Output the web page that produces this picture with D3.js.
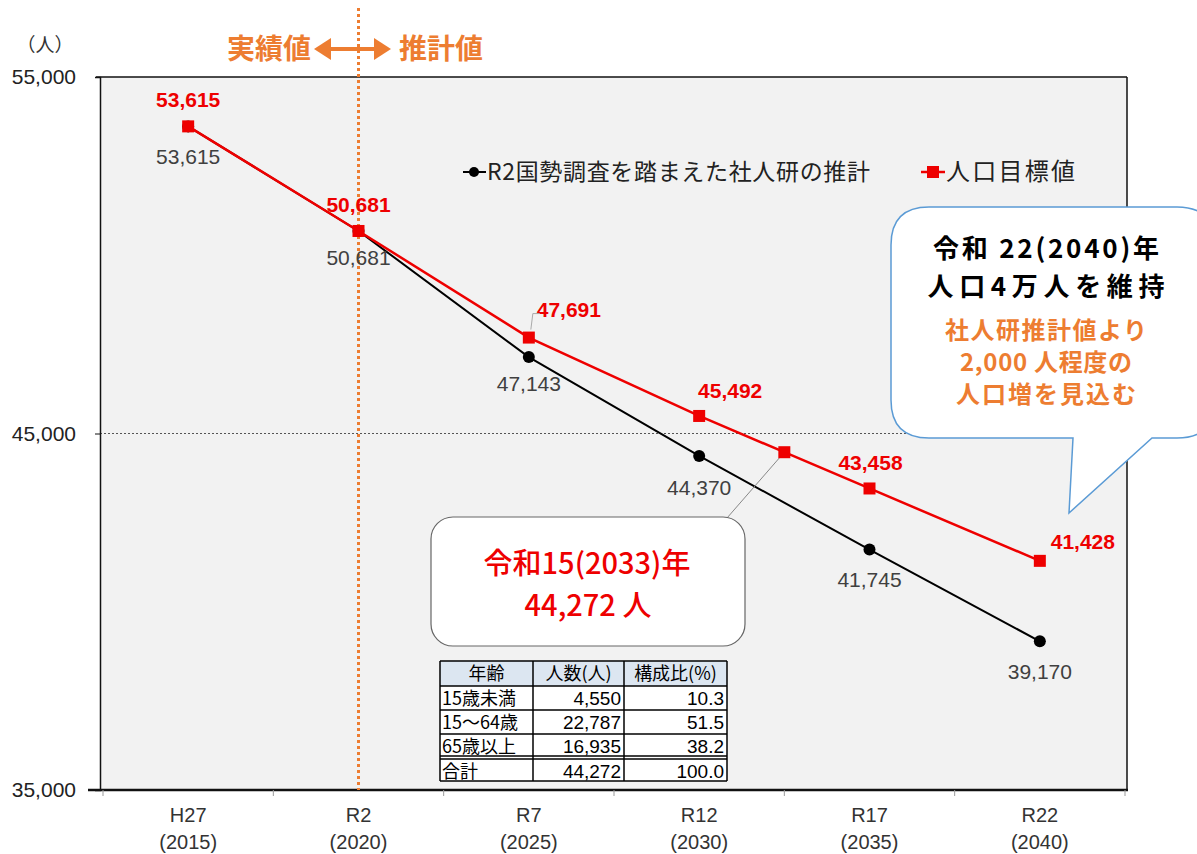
<!DOCTYPE html>
<html><head><meta charset="utf-8">
<script src="https://cdn.jsdelivr.net/npm/d3@7/dist/d3.min.js"></script>
<style>
body{margin:0;background:#fff;}
svg{display:block;}
</style></head>
<body>
<svg id="c" width="1197" height="854"></svg>
<script>
// ---- data ----
const categories = ["H27","R2","R7","R12","R17","R22"];
const yearLabels = ["(2015)","(2020)","(2025)","(2030)","(2035)","(2040)"];
const projection = [53615,50681,47143,44370,41745,39170];
const target = [53615,50681,47691,45492,43458,41428];
const target2033 = 44475; // marker midway between R12 and R17
const yTicks = [35000,45000,55000];
const legendNames = ["R2国勢調査を踏まえた社人研の推計","人口目標値"];
const tableHeader = ["年齢","人数(人)","構成比(%)"];
const tableAges = ["15歳未満","15～64歳","65歳以上","合計"];
const tableCounts = [4550,22787,16935,44272];
const tableRatios = [10.3,51.5,38.2,100.0];

// ---- layout / style ----
const JP = "'Noto Sans CJK JP','Noto Sans',sans-serif";
const NUM = "'Liberation Sans',Arial,sans-serif";
const RED = "#ee0000", ORANGE = "#ED7D31";
const svg = d3.select("#c");
const L=100, R=1127, T=77, B=790;
const x = d3.scaleBand().domain(categories).range([103,1125]);
const cx = c => x(c)+x.bandwidth()/2;
const y = d3.scaleLinear().domain([35000,55000]).range([B,T]);

// plot background
svg.append("rect").attr("x",L).attr("y",T).attr("width",R-L).attr("height",B-T).attr("fill","#f2f2f2");

// 45,000 grid dashed
svg.append("line").attr("x1",L).attr("x2",R).attr("y1",y(45000)).attr("y2",y(45000))
  .attr("stroke","#555").attr("stroke-width",1).attr("stroke-dasharray","2,2");

// borders
svg.append("line").attr("x1",R).attr("x2",R).attr("y1",T).attr("y2",B).attr("stroke","#111").attr("stroke-width",1.5);
svg.append("line").attr("x1",96).attr("x2",R).attr("y1",T).attr("y2",T).attr("stroke","#111").attr("stroke-width",1.5);

// y axis
const yAxis = d3.axisLeft(y).tickValues(yTicks).tickFormat(d3.format(",")).tickSize(5).tickPadding(19);
const gy = svg.append("g").attr("transform",`translate(${L},0)`).call(yAxis);
gy.select(".domain").attr("stroke","#111").attr("stroke-width",1.5);
gy.selectAll(".tick line").attr("stroke","#111");
gy.selectAll("text").attr("font-family",NUM).attr("font-size",21).attr("fill","#222");

// x axis
svg.append("line").attr("x1",88).attr("x2",R+1).attr("y1",B).attr("y2",B).attr("stroke","#111").attr("stroke-width",2.5);
const bounds = categories.map(c=>x(c)).concat([x(categories[categories.length-1])+x.bandwidth()]);
svg.selectAll(".xt").data(bounds).enter().append("line")
  .attr("x1",d=>d).attr("x2",d=>d).attr("y1",B).attr("y2",B+6).attr("stroke","#999");
svg.selectAll(".xl1").data(categories).enter().append("text")
  .attr("x",d=>cx(d)).attr("y",822).attr("text-anchor","middle")
  .attr("font-family",NUM).attr("font-size",20).attr("fill","#333").text(d=>d);
svg.selectAll(".xl2").data(categories).enter().append("text")
  .attr("x",d=>cx(d)).attr("y",849).attr("text-anchor","middle")
  .attr("font-family",NUM).attr("font-size",20).attr("fill","#333").text((d,i)=>yearLabels[i]);

// unit label
svg.append("text").attr("x",45).attr("y",52).attr("text-anchor","middle")
  .attr("font-family",JP).attr("font-size",19).attr("fill","#333").text("（人）");

// orange dotted divider
const xd = cx("R2");
svg.append("line").attr("x1",xd).attr("x2",xd).attr("y1",8).attr("y2",B)
  .attr("stroke",ORANGE).attr("stroke-width",3).attr("stroke-dasharray","3,3");
svg.append("text").attr("x",311).attr("y",59).attr("text-anchor","end")
  .attr("font-family",JP).attr("font-size",28).attr("font-weight","bold").attr("fill",ORANGE).text("実績値");
svg.append("text").attr("x",399).attr("y",59)
  .attr("font-family",JP).attr("font-size",28).attr("font-weight","bold").attr("fill",ORANGE).text("推計値");
// double arrow
svg.append("path").attr("d",`M318,49 L388,49`).attr("stroke",ORANGE).attr("stroke-width",4);
svg.append("path").attr("d",`M314,49 L331,38 L331,60 Z`).attr("fill",ORANGE);
svg.append("path").attr("d",`M391,49 L374,38 L374,60 Z`).attr("fill",ORANGE);

// lines
const line = d3.line().x((d,i)=>cx(categories[i])).y(d=>y(d));
svg.append("path").datum(projection).attr("d",line).attr("fill","none").attr("stroke","#000").attr("stroke-width",2);
// target line including 2033 midpoint
const tPts = target.map((v,i)=>[cx(categories[i]),y(v)]);
const midX = (cx("R12")+cx("R17"))/2;
tPts.splice(4,0,[midX,y(target2033)]);
svg.append("path").attr("d",d3.line()(tPts)).attr("fill","none").attr("stroke",RED).attr("stroke-width",2.5);

// leader from 2033 box to marker
svg.append("line").attr("x1",727).attr("y1",518).attr("x2",midX).attr("y2",y(target2033))
  .attr("stroke","#888").attr("stroke-width",1);

// projection markers
svg.selectAll(".pm").data(projection).enter().append("circle")
  .attr("cx",(d,i)=>cx(categories[i])).attr("cy",d=>y(d)).attr("r",6).attr("fill","#000");
// target markers
svg.selectAll(".tm").data(tPts).enter().append("rect")
  .attr("x",d=>d[0]-6).attr("y",d=>d[1]-6).attr("width",12).attr("height",12).attr("fill",RED);

// labels
const fmt = d3.format(",");
const projOff = [[0,31],[0,27],[0,27],[0,32],[0,30],[0,31]];
const tarOff = [[0,-26],[0,-26],[40,-28],[31,-25],[1,-25],[43,-19]];
svg.selectAll(".pl").data(projection).enter().append("text")
  .attr("x",(d,i)=>cx(categories[i])+projOff[i][0]).attr("y",(d,i)=>y(d)+projOff[i][1]+7)
  .attr("text-anchor","middle").attr("font-family",NUM).attr("font-size",21).attr("fill","#404040").text(fmt);
svg.selectAll(".tl").data(target).enter().append("text")
  .attr("x",(d,i)=>cx(categories[i])+tarOff[i][0]).attr("y",(d,i)=>y(d)+tarOff[i][1]+7)
  .attr("text-anchor","middle").attr("font-family",NUM).attr("font-size",21).attr("font-weight","bold").attr("fill",RED).text(fmt);
// small leader for 47,691
{
  const px = cx("R7"), py = y(target[2]);
  svg.append("path").attr("d",`M${px+2},${py-8} L${px+4},${py-24} L${px+11},${py-24}`)
    .attr("fill","none").attr("stroke","#aaa").attr("stroke-width",1);
}

// legend
svg.append("line").attr("x1",463).attr("x2",486).attr("y1",172).attr("y2",172).attr("stroke","#000").attr("stroke-width",2);
svg.append("circle").attr("cx",474).attr("cy",172).attr("r",5).attr("fill","#000");
svg.append("text").attr("x",487).attr("y",180).attr("textLength",383).attr("font-family",JP).attr("font-size",23).attr("fill","#222").text(legendNames[0]);
svg.append("line").attr("x1",921).attr("x2",945).attr("y1",172).attr("y2",172).attr("stroke",RED).attr("stroke-width",2.5);
svg.append("rect").attr("x",927).attr("y",166).attr("width",12).attr("height",12).attr("fill",RED);
svg.append("text").attr("x",946).attr("y",180).attr("textLength",129).attr("font-family",JP).attr("font-size",24).attr("fill","#222").text(legendNames[1]);

// speech bubble top right
{
  const x0=891,y0=207,x1=1215,y1=438,r=38;
  const d=`M${x0+r},${y0} L${x1-r},${y0} Q${x1},${y0} ${x1},${y0+r} L${x1},${y1-r} Q${x1},${y1} ${x1-r},${y1}
   L1152,${y1} L1069,513 L1073,${y1} L${x0+r},${y1} Q${x0},${y1} ${x0},${y1-r} L${x0},${y0+r} Q${x0},${y0} ${x0+r},${y0} Z`;
  svg.append("path").attr("d",d).attr("fill","#fff").attr("stroke","#5b9bd5").attr("stroke-width",1.5);
  const tc = 1046;
  svg.append("text").attr("x",tc).attr("y",258).attr("text-anchor","middle").attr("textLength",226).attr("font-family",JP)
    .attr("font-size",26).attr("font-weight","bold").attr("fill","#000").text("令和 22(2040)年");
  svg.append("text").attr("x",tc).attr("y",296).attr("text-anchor","middle").attr("textLength",237).attr("font-family",JP)
    .attr("font-size",26).attr("font-weight","bold").attr("fill","#000").text("人口4万人を維持");
  const ow = [202,172,180];
  const ot = svg.append("text").attr("text-anchor","middle").attr("font-family",JP)
      .attr("font-size",24).attr("font-weight","bold").attr("fill",ORANGE);
  ["社人研推計値より","2,000 人程度の","人口増を見込む"].forEach((t,i)=>{
    ot.append("tspan").attr("x",tc).attr("y",339+i*32).attr("textLength",ow[i]).text(t);
  });
}

// 2033 box
svg.append("rect").attr("x",431).attr("y",517).attr("width",314).attr("height",129).attr("rx",22)
  .attr("fill","#fff").attr("stroke","#666").attr("stroke-width",1.2);
const bt = svg.append("text").attr("text-anchor","middle").attr("font-family",JP)
  .attr("font-size",29).attr("font-weight",500).attr("fill",RED);
bt.append("tspan").attr("x",587).attr("y",574).text("令和15(2033)年");
bt.append("tspan").attr("x",588).attr("y",616).text("44,272 人");

// table
{
  const tx=[440,533,624,727];
  const ty=[661,686,710,734,756,759,781];
  const g = svg.append("g");
  g.append("rect").attr("x",tx[0]).attr("y",ty[0]).attr("width",tx[3]-tx[0]).attr("height",ty[1]-ty[0]).attr("fill","#dce6f1");
  g.append("rect").attr("x",tx[0]).attr("y",ty[1]).attr("width",tx[3]-tx[0]).attr("height",ty[6]-ty[1]).attr("fill","#fff");
  ty.forEach(v=>g.append("line").attr("x1",tx[0]).attr("x2",tx[3]).attr("y1",v).attr("y2",v).attr("stroke","#000").attr("stroke-width",1.5));
  tx.forEach(v=>g.append("line").attr("x1",v).attr("x2",v).attr("y1",ty[0]).attr("y2",ty[6]).attr("stroke","#000").attr("stroke-width",1.5));
  const fs=18;
  const rowTop=[ty[1],ty[2],ty[3],ty[5]];
  tableHeader.forEach((h,i)=>g.append("text").attr("x",(tx[i]+tx[i+1])/2).attr("y",ty[0]+19).attr("text-anchor","middle")
    .attr("font-family",JP).attr("font-size",fs).attr("fill","#000").text(h));
  tableAges.forEach((a,i)=>{
    const yy = rowTop[i]+19;
    g.append("text").attr("x",tx[0]+2).attr("y",yy).attr("font-family",JP).attr("font-size",fs).attr("fill","#000").text(a);
    g.append("text").attr("x",tx[2]-3).attr("y",yy).attr("text-anchor","end").attr("font-family",NUM).attr("font-size",19).attr("fill","#000").text(fmt(tableCounts[i]));
    g.append("text").attr("x",tx[3]-3).attr("y",yy).attr("text-anchor","end").attr("font-family",NUM).attr("font-size",19).attr("fill","#000").text(tableRatios[i].toFixed(1));
  });
}
</script>
</body></html>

» What you will do:
Give again, word for word, every line from the top of the data above to the line holding "const tableRatios = [10.3,51.5,38.2,100.0];", inclusive, with the pictures left out.

» The completed task:
Output the web page that produces this picture with D3.js.
<!DOCTYPE html>
<html><head><meta charset="utf-8">
<script src="https://cdn.jsdelivr.net/npm/d3@7/dist/d3.min.js"></script>
<style>
body{margin:0;background:#fff;}
svg{display:block;}
</style></head>
<body>
<svg id="c" width="1197" height="854"></svg>
<script>
// ---- data ----
const categories = ["H27","R2","R7","R12","R17","R22"];
const yearLabels = ["(2015)","(2020)","(2025)","(2030)","(2035)","(2040)"];
const projection = [53615,50681,47143,44370,41745,39170];
const target = [53615,50681,47691,45492,43458,41428];
const target2033 = 44475; // marker midway between R12 and R17
const yTicks = [35000,45000,55000];
const legendNames = ["R2国勢調査を踏まえた社人研の推計","人口目標値"];
const tableHeader = ["年齢","人数(人)","構成比(%)"];
const tableAges = ["15歳未満","15～64歳","65歳以上","合計"];
const tableCounts = [4550,22787,16935,44272];
const tableRatios = [10.3,51.5,38.2,100.0];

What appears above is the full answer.